The Australian actor – who owns a house in East Sussex with her husband, playwright Andrew Upton – called the people who set the initial vote in motion “incompetent” and said the public should be “disappointed” by the way the situation has since been handled.

“The rage I feel at the lazy incompetence of the men who set this in motion,” she told Harper’s Bazaar.

“Whichever way you voted, you cannot but be disappointed in the way the architects of Brexit have behaved.”

The 49 year old came to international attention playing Elizabeth I in the 1998 biopic Elizabeth, for which she was nominated for an Oscar. She later won the prestigious award for a second time for her role in Woody Allen’s Blue Jasmine.

During the same interview, Blanchett spoke about the MeToo movement, calling it “an incredibly important concept” that has affected all industries, not just show business.
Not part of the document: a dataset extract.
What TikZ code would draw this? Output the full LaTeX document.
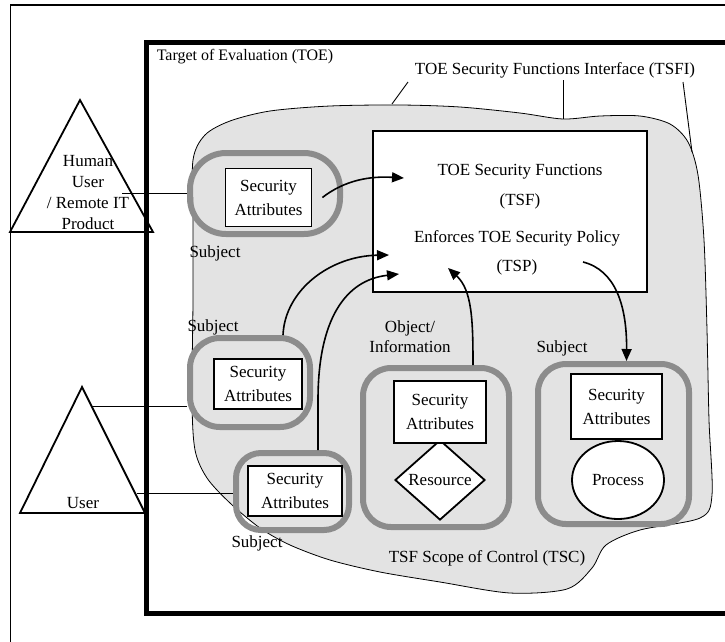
\documentclass[tikz,border=0pt]{standalone}
\usepackage{fontspec}
\setmainfont{Liberation Serif}
\usepackage{tikz}
\usetikzlibrary{arrows.meta}
\usetikzlibrary{positioning}
\usetikzlibrary{shapes.geometric}
\definecolor{tscgray}{HTML}{E3E3E3}
\definecolor{ringgray}{HTML}{8C8C8C}

\begin{document}
\begin{tikzpicture}[x=1pt,y=-1pt]
% 1 = 1px of the page
    \def\RINGLW{6pt} %gray subject rings
    \def\BOXLW{1.8pt} %black boxes
    \def\TXT{\fontsize{17pt}{24pt}\selectfont}
    \def\TXTTWO{\fontsize{17pt}{30pt}\selectfont}

    \tikzset{
      secbox/.style={draw, fill=white, line width=\BOXLW, align=center,
        inner sep=0pt, font=\TXT},
      ring/.style={draw=ringgray, line width=\RINGLW, inner sep=0pt},
      flow/.style={-{Triangle[length=12pt,width=10pt]}, line width=1.6pt},
      conn/.style={line width=0.9pt},
      lbl/.style={font=\TXT, inner sep=0pt},
    }

    \useasboundingbox (0,0) rectangle (725,641);
    \clip (0,0) rectangle (725,641);

    % OUTER FRAME
    \draw[line width=1.8pt] (740,5) -- (10,5);
    \draw[line width=0.8pt] (10,5) -- (10,660);

    % TSC REGION (BLOB)
    \draw[fill=tscgray, line width=0.8pt] plot[smooth cycle] coordinates {
        (193,160) (205,135) (230,121) (270,111) (330,106) (400,105)
        (460,107) (520,113) (563,119) (600,116) (640,116) (670,124)
        (688,142) (698,175) (704,240) (707,330) (709,420) (712,495)
        (700,518) (640,530) (606,545) (592,568) (567,589) (510,593)
        (440,582) (380,572) (330,560) (290,545) (260,528) (230,503)
        (207,478) (195,450) (192,400) (193,300) (193,220)};

    % LABELS OF THE TOE
    \node[lbl, font=\fontsize{16pt}{20pt}\selectfont] (toelbl) at (245,57)
        {Target of Evaluation (TOE)};
    \node[lbl] (tsfilbl) at (555,70) {TOE Security Functions Interface (TSFI)};
    \node[lbl] (tsclbl) at (487,558) {TSF Scope of Control (TSC)};

    % leaders of the TSFI
    \coordinate (lda) at (408,82);
    \coordinate (ldb) at (563,80);
    \coordinate (ldc) at (683,82);
    \draw[conn] (lda) -- (392,104);
    \draw[conn] (ldb) -- (563,119);
    \draw[conn] (ldc) -- (692,152);

    % TSF BOX
    \node[draw, fill=white, line width=\BOXLW, minimum width=274pt,
        minimum height=161pt] (tsf) at (510,211.5) {};
    \node[lbl, font=\TXTTWO, align=center] (tsftxt) at (520,187)
        {TOE Security Functions\\(TSF)};
    \node[lbl, font=\fontsize{17pt}{29pt}\selectfont, align=center]
        (tsptxt) at (517,252.5) {Enforces TOE Security Policy\\(TSP)};

    % FIRST SUBJECT (HUMAN USER)
    \node[ring, rounded corners=36pt, minimum width=150pt,
        minimum height=81pt] (s1ring) at (265,193.5) {};
    \node[secbox, minimum width=86pt, minimum height=58pt] (s1box)
        at (268.5,197.5) {Security\\Attributes};
    \node[lbl] (s1lbl) at (215,253) {Subject};

    % SECOND SUBJECT
    \node[ring, rounded corners=30pt, minimum width=120pt,
        minimum height=89pt] (s2ring) at (250,382.5) {};
    \node[secbox, minimum width=88pt, minimum height=50pt] (s2box)
        at (258,384) {Security\\Attributes};
    \node[lbl] (s2lbl) at (213,327) {Subject};

    % THIRD SUBJECT
    \node[ring, rounded corners=25pt, minimum width=113pt,
        minimum height=77pt] (s3ring) at (292.5,491.5) {};
    \node[secbox, minimum width=94pt, minimum height=50pt] (s3box)
        at (295,491) {Security\\Attributes};
    \node[lbl] (s3lbl) at (257,543) {Subject};

    % OBJECT
    \node[ring, rounded corners=28pt, minimum width=146pt,
        minimum height=159pt] (objring) at (436,447.5) {};
    \node[diamond, draw, fill=white, line width=\BOXLW, inner sep=0pt,
        aspect=1.125, minimum width=90pt, minimum height=80pt, font=\TXT]
        (res) at (440,480) {Resource};
    \node[secbox, minimum width=92pt, minimum height=62pt] (objbox)
        at (440,412) {Security\\Attributes};
    \node[lbl, align=center, font=\fontsize{17pt}{20pt}\selectfont]
        (objlbl) at (410,337) {Object/\\Information};

    % FOURTH SUBJECT (PROCESS)
    \node[ring, rounded corners=28pt, minimum width=151pt,
        minimum height=160pt] (s4ring) at (613.5,444) {};
    \node[secbox, minimum width=91pt, minimum height=65pt] (s4box)
        at (616.5,406.5) {Security\\Attributes};
    \node[ellipse, draw, fill=white, line width=\BOXLW, inner sep=0pt,
        minimum width=92pt, minimum height=78pt, font=\TXT]
        (proc) at (618,480) {Process};
    \node[lbl] (s4lbl) at (562,348) {Subject};

    % ARROWS INTO AND OUT OF THE TSF
    \coordinate (tip1) at (404,178);
    \coordinate (tip2) at (389,255);
    \coordinate (tip3) at (399,274);
    \coordinate (tip4) at (448,268);
    \coordinate (tspout) at (583,262);
    \draw[flow] ([xshift=10pt]s1box.east)
        .. controls (345,180) and (370,176) .. (tip1);
    \draw[flow] ([xshift=33pt]s2ring.north)
        .. controls (285,290) and (330,256) .. (tip2);
    \draw[flow] ([xshift=25.5pt]s3ring.north) -- (318,400)
        .. controls (318,320) and (345,280) .. (tip3);
    \draw[flow] ([xshift=37pt]objring.north)
        .. controls (473,320) and (472,290) .. (tip4);
    \draw[flow] (tspout)
        .. controls (615,270) and (627,305) .. ([xshift=13pt]s4ring.north);

    % HUMAN USER / REMOTE IT PRODUCT
    \draw[line width=1.8pt] (80,100) -- (10,232) -- (153,232) -- cycle;
    \node[lbl, align=center, font=\fontsize{17pt}{21pt}\selectfont]
        (humtxt) at (88,193) {Human\\User\\/ Remote IT\\Product};

    % USER
    \draw[line width=1.8pt] (82,387) -- (20,513) -- (145,513) -- cycle;
    \node[lbl] (usrtxt) at (83,503) {User};

    % lines from the users to the subjects
    \coordinate (humr) at (122,193);
    \coordinate (usr1) at (92,406);
    \coordinate (usr2) at (137,493);
    \draw[conn] (humr) -- (humr -| s1ring.west);
    \draw[conn] (usr1) -- (usr1 -| s2ring.west);
    \draw[conn] (usr2) -- (usr2 -| s3ring.west);

    % TOE FRAME
    \draw[line width=5pt] (146.5,42) rectangle (745,613);

\end{tikzpicture}
\end{document}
“I think the biggest and most profound change that I’ve felt is the way women are talking to each other, that has really shifted,” she said. “We didn’t want to be seen to be a problem, or tell other women we had issues; we were sort of self-isolating... I think that has shifted in a permanent way.”

Blanchett will next appear on the big screen in Eli Roth’s adaptation of The House with a Clock in Its Walls. Next January, she will be appearing at the The National Theatre in London in the play When We Have Sufficiently Tortured Each Other: Twelve Variations on Samuel Richardson’s Pamela.